Elodie is the eldest of three daughters of the recently deceased Queen of Velle. She should have inherited the throne save for a prophecy that the third daughter of a third daughter would be the reincarnation of Velle’s famous New Maiden. Elodie’s younger sister, Brianne, fits this description, and so the people of Velle crown Brianne instead. Though Elodie claims she has no desire for power for power’s sake, she believes she would be a better ruler—and more importantly, she doesn’t think thirteen-year-old Brianne is a match for the machinations of her new regent, the Chaplain of the Church of the New Maiden. Elodie obtains what she thinks is a sleeping potion from a poor girl in Harborside, but it is actually a magical elixir that plays right into the Chaplain’s hands. Desperate to save her country and retain her freedom, Elodie finds herself working with this girl—Sabine—to right the situation before everything spirals out of control.

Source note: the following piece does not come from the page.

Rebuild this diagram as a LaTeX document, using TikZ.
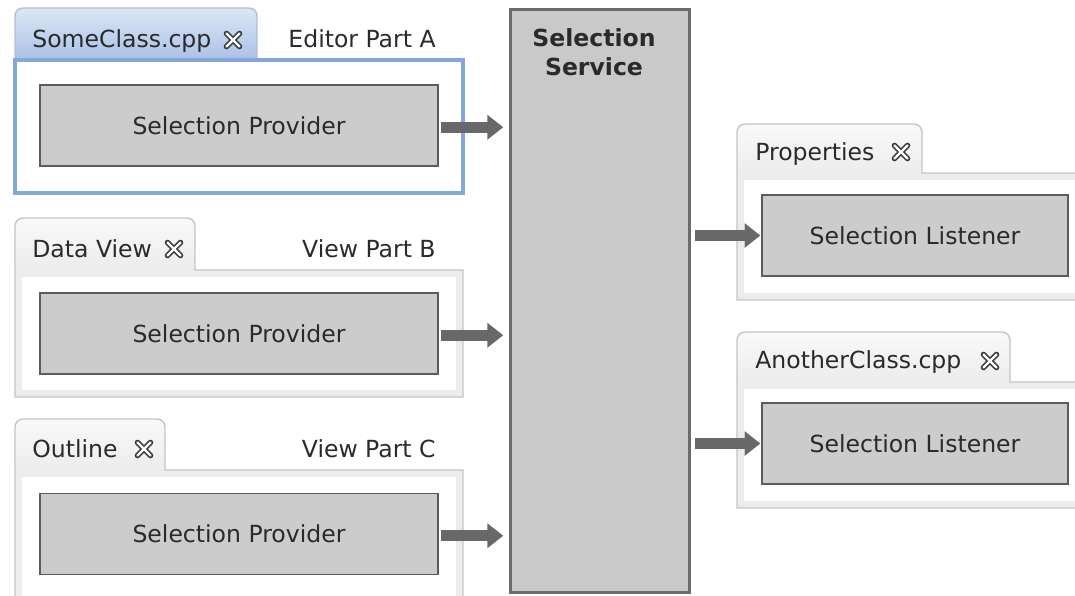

Tooley sets up complex character dynamics, particularly between privileged Elodie and poor Sabine. Elodie is made out to be an unsympathetic character; Sabine the opposite. Their attraction to each other is also obvious—I really like this queernormative world where they don’t even feel a need to label stuff. Elodie is just very clearly into girls! The romance is an important part of the plot, yet this is not a romance story, and I also appreciate that distinction.

The differing motives and needs of Elodie and Sabine create layers of conflict atop the main one. Despite their mutual attraction, they don’t really want the same thing. Elodie wants to be queen without killing her sister. Sabine wants to rescue her sister from a terrible fate but needs money to do it. Both are motivated by sibling love, which is just as valid as romantic love.

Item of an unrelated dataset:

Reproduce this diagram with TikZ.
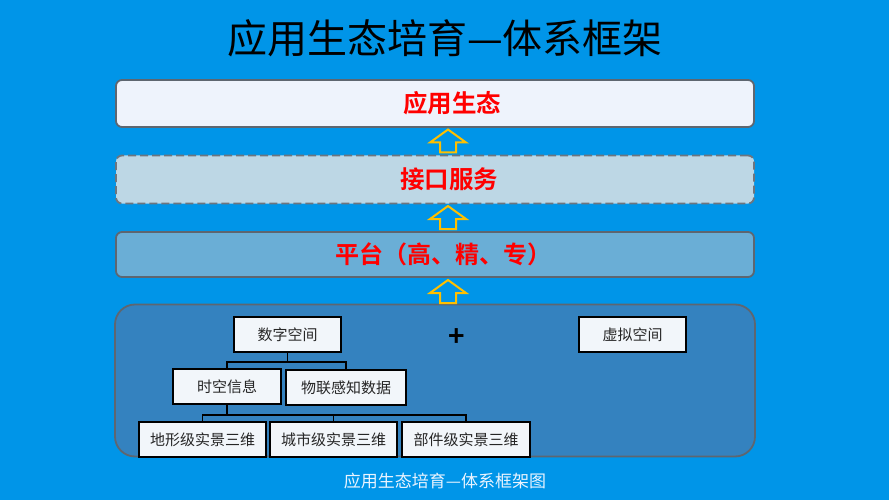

I wish we had learned more about the Chaplain, his backstory, and the motivations of the Church. Every time the Chaplain shows up, he is such a sneering, supercilious, one-dimensional character. And it remains unclear to me why the Church, at least as Elodie saw it, was courting countries outside of Velle at the expense of Velle’s own citizens. I’m happy for organized religion to be the bad guy, especially when it’s a commentary on how many such religions are misogynist and eager to replace female saviours with male ones. Nevertheless, I would have liked to see more of the Church’s machinations.

I also found the overall plot rather predictable. This is not a charge I make lightly, for I understand the value of foreshadowing leading a reader to deduce information before it’s revealed to characters. That’s not what was happening here, in my opinion—Tooley telegraphs certain twists in such an obvious way that I was not at all invested in their eventual reveals. The Third Daughter hence lacks much in the way of suspense, though it still retains plenty of mystery.

Whether or not you decide to read the sequel (apparently this is a duology) will likely hinge on how invested you feel in that mystery. I, for one, enjoyed the book enough that I might read the sequel; however, I’m not champing at the bit for it.